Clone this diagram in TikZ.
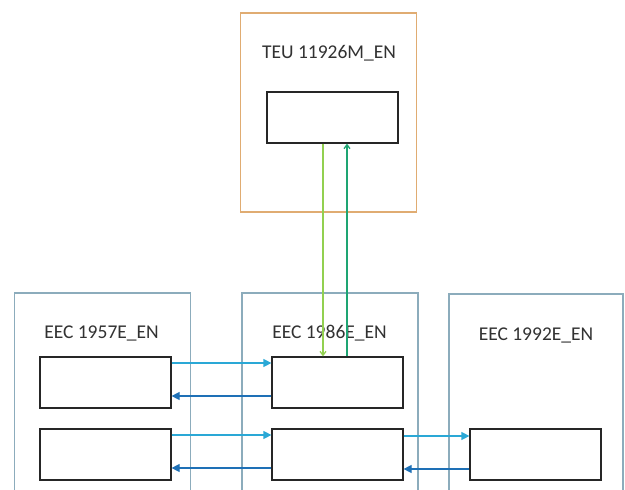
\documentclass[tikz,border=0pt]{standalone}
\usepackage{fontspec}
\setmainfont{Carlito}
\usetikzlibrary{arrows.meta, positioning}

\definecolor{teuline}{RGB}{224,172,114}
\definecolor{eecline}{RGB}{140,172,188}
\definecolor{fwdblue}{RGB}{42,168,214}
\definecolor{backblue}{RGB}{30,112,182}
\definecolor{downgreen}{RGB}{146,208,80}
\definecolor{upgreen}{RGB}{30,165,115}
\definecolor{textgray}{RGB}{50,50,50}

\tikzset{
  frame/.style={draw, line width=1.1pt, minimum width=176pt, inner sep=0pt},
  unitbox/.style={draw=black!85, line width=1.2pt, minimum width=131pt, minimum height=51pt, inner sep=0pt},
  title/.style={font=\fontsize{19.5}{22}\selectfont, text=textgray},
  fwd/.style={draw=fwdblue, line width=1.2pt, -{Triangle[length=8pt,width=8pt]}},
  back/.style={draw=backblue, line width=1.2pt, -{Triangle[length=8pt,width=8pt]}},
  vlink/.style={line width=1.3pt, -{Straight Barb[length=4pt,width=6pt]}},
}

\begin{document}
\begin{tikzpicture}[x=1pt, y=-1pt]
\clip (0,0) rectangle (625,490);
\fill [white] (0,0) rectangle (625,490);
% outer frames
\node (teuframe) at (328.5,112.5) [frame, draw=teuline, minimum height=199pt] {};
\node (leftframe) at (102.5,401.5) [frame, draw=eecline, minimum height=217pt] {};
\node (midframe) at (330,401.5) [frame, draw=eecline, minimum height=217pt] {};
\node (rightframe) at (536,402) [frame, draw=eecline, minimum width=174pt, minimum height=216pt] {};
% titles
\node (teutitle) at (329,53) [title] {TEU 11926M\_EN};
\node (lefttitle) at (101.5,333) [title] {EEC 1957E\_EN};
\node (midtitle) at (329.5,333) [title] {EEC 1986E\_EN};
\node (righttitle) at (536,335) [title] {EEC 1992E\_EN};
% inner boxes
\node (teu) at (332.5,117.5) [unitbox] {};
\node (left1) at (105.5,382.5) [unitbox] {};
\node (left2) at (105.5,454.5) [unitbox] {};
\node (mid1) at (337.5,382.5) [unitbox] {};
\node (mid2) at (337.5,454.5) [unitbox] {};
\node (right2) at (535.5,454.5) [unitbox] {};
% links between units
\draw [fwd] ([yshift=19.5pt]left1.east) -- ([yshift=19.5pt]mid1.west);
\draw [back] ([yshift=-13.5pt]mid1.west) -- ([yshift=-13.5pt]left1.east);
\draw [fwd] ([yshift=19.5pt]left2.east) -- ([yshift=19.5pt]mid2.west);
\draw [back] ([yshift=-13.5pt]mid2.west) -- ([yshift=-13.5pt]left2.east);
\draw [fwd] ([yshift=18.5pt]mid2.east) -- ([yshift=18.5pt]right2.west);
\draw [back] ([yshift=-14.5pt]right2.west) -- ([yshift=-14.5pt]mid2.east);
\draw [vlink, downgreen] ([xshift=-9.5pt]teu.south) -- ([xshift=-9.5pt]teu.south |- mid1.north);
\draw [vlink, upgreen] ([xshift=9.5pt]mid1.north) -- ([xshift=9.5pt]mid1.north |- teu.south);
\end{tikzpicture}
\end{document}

◆ **EXERCISE BRIEF**: The listing above needs to be output again exactly. Don't include the pictures.

◆ **TASK RESULT**:
Clone this diagram in TikZ.
\documentclass[tikz,border=0pt]{standalone}
\usepackage{fontspec}
\setmainfont{Carlito}
\usetikzlibrary{arrows.meta, positioning}

\definecolor{teuline}{RGB}{224,172,114}
\definecolor{eecline}{RGB}{140,172,188}
\definecolor{fwdblue}{RGB}{42,168,214}
\definecolor{backblue}{RGB}{30,112,182}
\definecolor{downgreen}{RGB}{146,208,80}
\definecolor{upgreen}{RGB}{30,165,115}
\definecolor{textgray}{RGB}{50,50,50}

\tikzset{
  frame/.style={draw, line width=1.1pt, minimum width=176pt, inner sep=0pt},
  unitbox/.style={draw=black!85, line width=1.2pt, minimum width=131pt, minimum height=51pt, inner sep=0pt},
  title/.style={font=\fontsize{19.5}{22}\selectfont, text=textgray},
  fwd/.style={draw=fwdblue, line width=1.2pt, -{Triangle[length=8pt,width=8pt]}},
  back/.style={draw=backblue, line width=1.2pt, -{Triangle[length=8pt,width=8pt]}},
  vlink/.style={line width=1.3pt, -{Straight Barb[length=4pt,width=6pt]}},
}

\begin{document}
\begin{tikzpicture}[x=1pt, y=-1pt]
\clip (0,0) rectangle (625,490);
\fill [white] (0,0) rectangle (625,490);
% outer frames
\node (teuframe) at (328.5,112.5) [frame, draw=teuline, minimum height=199pt] {};
\node (leftframe) at (102.5,401.5) [frame, draw=eecline, minimum height=217pt] {};
\node (midframe) at (330,401.5) [frame, draw=eecline, minimum height=217pt] {};
\node (rightframe) at (536,402) [frame, draw=eecline, minimum width=174pt, minimum height=216pt] {};
% titles
\node (teutitle) at (329,53) [title] {TEU 11926M\_EN};
\node (lefttitle) at (101.5,333) [title] {EEC 1957E\_EN};
\node (midtitle) at (329.5,333) [title] {EEC 1986E\_EN};
\node (righttitle) at (536,335) [title] {EEC 1992E\_EN};
% inner boxes
\node (teu) at (332.5,117.5) [unitbox] {};
\node (left1) at (105.5,382.5) [unitbox] {};
\node (left2) at (105.5,454.5) [unitbox] {};
\node (mid1) at (337.5,382.5) [unitbox] {};
\node (mid2) at (337.5,454.5) [unitbox] {};
\node (right2) at (535.5,454.5) [unitbox] {};
% links between units
\draw [fwd] ([yshift=19.5pt]left1.east) -- ([yshift=19.5pt]mid1.west);
\draw [back] ([yshift=-13.5pt]mid1.west) -- ([yshift=-13.5pt]left1.east);
\draw [fwd] ([yshift=19.5pt]left2.east) -- ([yshift=19.5pt]mid2.west);
\draw [back] ([yshift=-13.5pt]mid2.west) -- ([yshift=-13.5pt]left2.east);
\draw [fwd] ([yshift=18.5pt]mid2.east) -- ([yshift=18.5pt]right2.west);
\draw [back] ([yshift=-14.5pt]right2.west) -- ([yshift=-14.5pt]mid2.east);
\draw [vlink, downgreen] ([xshift=-9.5pt]teu.south) -- ([xshift=-9.5pt]teu.south |- mid1.north);
\draw [vlink, upgreen] ([xshift=9.5pt]mid1.north) -- ([xshift=9.5pt]mid1.north |- teu.south);
\end{tikzpicture}
\end{document}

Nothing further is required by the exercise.